* [Goal]
All pictures are to be skipped; retype only the lines from the top of the entries through the line with "ax = fig.add_axes([0.066, 0.2075, 0.924, 0.7925])", both included.

* [Input for this task]

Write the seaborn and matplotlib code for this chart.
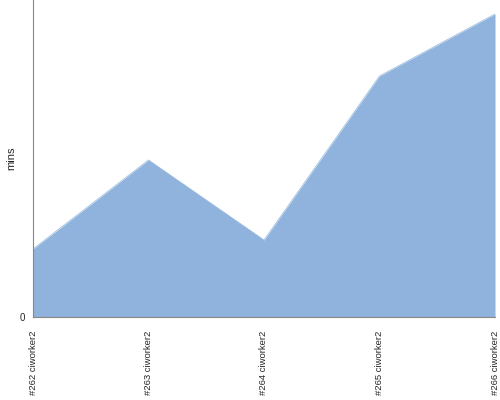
import matplotlib
matplotlib.use("Agg")
import matplotlib.pyplot as plt
import seaborn as sns
import pandas as pd

# build labels and minutes per build
builds = ["#262 ciworker2", "#263 ciworker2", "#264 ciworker2", "#265 ciworker2", "#266 ciworker2"]
mins = [6.8, 15.7, 7.7, 24.1, 30.3]

df = pd.DataFrame({"build": builds, "mins": mins})
df["pos"] = range(len(df))

sns.set_style("white")
plt.rcParams["font.family"] = ["Liberation Sans", "DejaVu Sans"]

fig = plt.figure(figsize=(5, 4), dpi=100)
ax = fig.add_axes([0.066, 0.2075, 0.924, 0.7925])

fill_col = "#8fb3dc"
sns.lineplot(data=df, x="pos", y="mins", color=fill_col, linewidth=0.5, ax=ax)
ax.fill_between(df["pos"], df["mins"], 0, color=fill_col, linewidth=0)

ax.set_xlim(0, len(df) - 1)
ax.set_ylim(0, 31.7)
ax.set_xticks(df["pos"])
ax.set_xticklabels(df["build"], rotation=90, fontsize=6.8)
ax.set_yticks([0])
ax.set_yticklabels(["0"], fontsize=7)
ax.tick_params(axis="y", length=4, width=0.8, color="#888888", pad=2)
ax.tick_params(axis="x", length=0, pad=10)
ax.set_xlabel("")
ax.set_ylabel("mins", fontsize=8)
ax.yaxis.set_label_coords(-0.037, 0.5)

for s in ["top", "right"]:
    ax.spines[s].set_visible(False)
for s in ["left", "bottom"]:
    ax.spines[s].set_color("#888888")
    ax.spines[s].set_linewidth(0.8)

fig.savefig("out.png", dpi=100)
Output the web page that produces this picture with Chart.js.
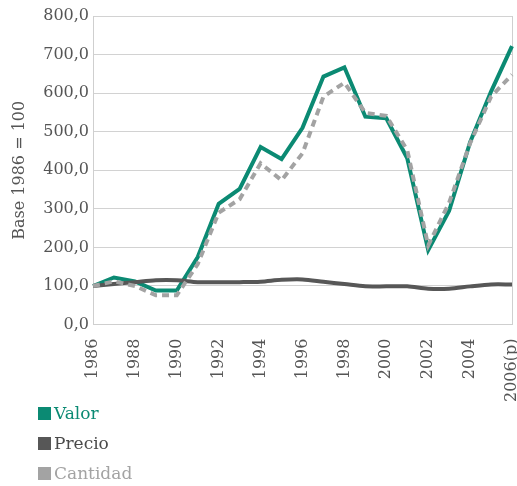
<!DOCTYPE html>
<html>
<head>
<meta charset="utf-8">
<script src="https://cdn.jsdelivr.net/npm/chart.js@4.4.1/dist/chart.umd.min.js"></script>
<style>
  html, body { margin: 0; background: #fff; overflow: hidden; }
  #wrap { position: relative; width: 517px; height: 416px; }
  #legend { position: absolute; left: 38px; top: 398px; font-family: "DejaVu Serif", serif; font-size: 17px; }
  #legend div { height: 30px; display: flex; align-items: center; }
  #legend span.box { display: inline-block; width: 13px; height: 13px; margin-right: 3px; }
</style>
</head>
<body>
<div id="wrap"><canvas id="myChart"></canvas></div>
<div id="legend"></div>
<script>
"use strict";
const years = ["1986", "1987", "1988", "1989", "1990", "1991", "1992", "1993", "1994", "1995", "1996",
  "1997", "1998", "1999", "2000", "2001", "2002", "2003", "2004", "2005", "2006(p)"];
const valor = [100, 122, 112, 88, 88, 175, 313, 352, 460, 429, 510, 643, 667, 539, 535, 431, 193, 295, 473, 604, 722];
const precio = [100, 105, 110, 115, 115, 110, 110, 110, 111, 116, 117, 111, 105, 99, 99, 99, 93, 93, 99, 104, 104];
const cantidad = [100, 112, 100, 76, 76, 157, 290, 325, 418, 374, 444, 591, 627, 549, 541, 452, 205, 316, 470, 591, 648];
const yTicks = [0, 100, 200, 300, 400, 500, 600, 700, 800];

const green = "#0b8a73";
const dark = "#575757";
const light = "#a3a3a3";
const font = "'DejaVu Serif', serif";

const series = [
  { label: "Valor", data: valor, color: green, text: green, dash: [] },
  { label: "Precio", data: precio, color: dark, text: "#4a4a4a", dash: [] },
  { label: "Cantidad", data: cantidad, color: light, text: light, dash: [7, 5] }
];

var ctx = document.getElementById("myChart").getContext("2d");
var chart = new Chart(ctx, {
  type: "line",
  data: {
    labels: years,
    datasets: series.slice().reverse().map(s => ({
      label: s.label,
      data: s.data,
      borderColor: s.color,
      backgroundColor: s.color,
      borderWidth: 4,
      borderDash: s.dash,
      pointRadius: 0,
      tension: s.label === "Precio" ? 0.3 : 0
    }))
  },
  options: {
    responsive: true,
    maintainAspectRatio: false,
    animation: false,
    layout: { padding: { left: 10, right: 5, top: 16, bottom: 0 } },
    plugins: { legend: { display: false }, tooltip: { enabled: false } },
    scales: {
      x: {
        // the rotated last label reserves too much room on the right
        afterFit: scale => { scale.paddingRight = 0; },
        grid: {
          drawTicks: false,
          color: c => (c.index === 0 || c.index === years.length - 1) ? "#cfcfcf" : "rgba(0,0,0,0)"
        },
        border: { color: "#cfcfcf" },
        ticks: {
          autoSkip: false,
          maxRotation: 90,
          minRotation: 90,
          padding: 14,
          color: "#555",
          font: { family: font, size: 16 },
          callback: function (v, i) { return i % 2 === 0 ? years[i] : ""; }
        }
      },
      y: {
        min: 0,
        max: 800,
        afterBuildTicks: axis => { axis.ticks = yTicks.map(v => ({ value: v })); },
        grid: { drawTicks: false, color: "#d2d2d2" },
        border: { color: "#cfcfcf" },
        ticks: {
          padding: 4,
          color: "#555",
          font: { family: font, size: 16 },
          callback: v => v.toFixed(1).replace(".", ",")
        },
        title: {
          display: true,
          text: "Base 1986 = 100",
          color: "#555",
          font: { family: font, size: 16 },
          padding: { top: 0, bottom: 10 }
        }
      }
    }
  }
});

const legend = document.getElementById("legend");
series.forEach(s => {
  const row = document.createElement("div");
  row.innerHTML = `<span class="box" style="background:${s.color}"></span><span style="color:${s.text}">${s.label}</span>`;
  legend.appendChild(row);
});
</script>
</body>
</html>
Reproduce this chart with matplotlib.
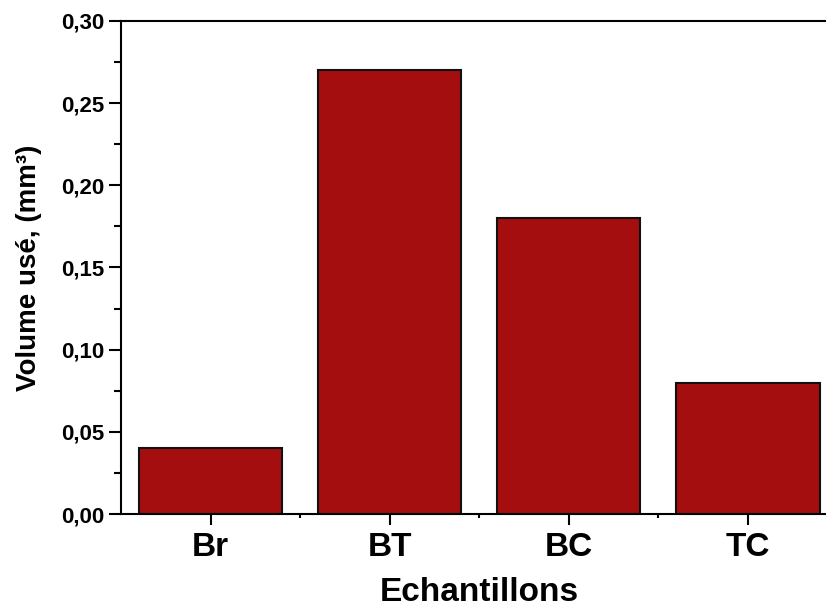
import matplotlib
matplotlib.use("Agg")
import matplotlib.pyplot as plt
from matplotlib.ticker import MultipleLocator, FixedLocator, FuncFormatter

categories = ["Br", "BT", "BC", "TC"]
values = [0.04, 0.27, 0.18, 0.08]

plt.rcParams['font.family'] = ['Liberation Sans', 'DejaVu Sans']
plt.rcParams['font.weight'] = 'bold'

fig = plt.figure(figsize=(8.26, 6.09), dpi=100)
ax = fig.add_axes([121/826, (609-514)/609, (837.5-121)/826, (514-21)/609])

x = list(range(len(categories)))
ax.bar(x, values, width=0.8, color='#A50E0E', edgecolor='#111111', linewidth=1.5, zorder=2)

ax.set_xlim(-0.5, 3.5)
ax.set_ylim(0, 0.30)

ax.set_xticks(x)
ax.set_xticklabels(categories, fontsize=24, fontweight='bold')
ax.xaxis.set_minor_locator(FixedLocator([0.5, 1.5, 2.5]))
ax.yaxis.set_major_locator(MultipleLocator(0.05))
ax.yaxis.set_minor_locator(MultipleLocator(0.025))
ax.yaxis.set_major_formatter(FuncFormatter(lambda v, p: f"{v:.2f}".replace('.', ',')))
ax.tick_params(axis='y', which='major', length=9, width=1.5, direction='out', labelsize=16, pad=3)
ax.tick_params(axis='y', which='minor', length=5, width=1.5, direction='out')
ax.tick_params(axis='x', which='major', length=8, width=1.5, direction='out', pad=5)
ax.tick_params(axis='x', which='minor', length=3, width=1.5, direction='out')
for lab in ax.get_yticklabels() + ax.get_xticklabels():
    lab.set_fontweight('bold')

for s in ax.spines.values():
    s.set_linewidth(1.5)

ax.set_xlabel("Echantillons", fontsize=24, fontweight='bold', labelpad=10)
ax.set_ylabel("Volume usé, (mm³)", fontsize=20, fontweight='bold', labelpad=14)

fig.savefig("out.png", dpi=100)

* [Response below]
Write the seaborn and matplotlib code for this chart.
import matplotlib
matplotlib.use("Agg")
import matplotlib.pyplot as plt
import seaborn as sns
import pandas as pd

# build labels and minutes per build
builds = ["#262 ciworker2", "#263 ciworker2", "#264 ciworker2", "#265 ciworker2", "#266 ciworker2"]
mins = [6.8, 15.7, 7.7, 24.1, 30.3]

df = pd.DataFrame({"build": builds, "mins": mins})
df["pos"] = range(len(df))

sns.set_style("white")
plt.rcParams["font.family"] = ["Liberation Sans", "DejaVu Sans"]

fig = plt.figure(figsize=(5, 4), dpi=100)
ax = fig.add_axes([0.066, 0.2075, 0.924, 0.7925])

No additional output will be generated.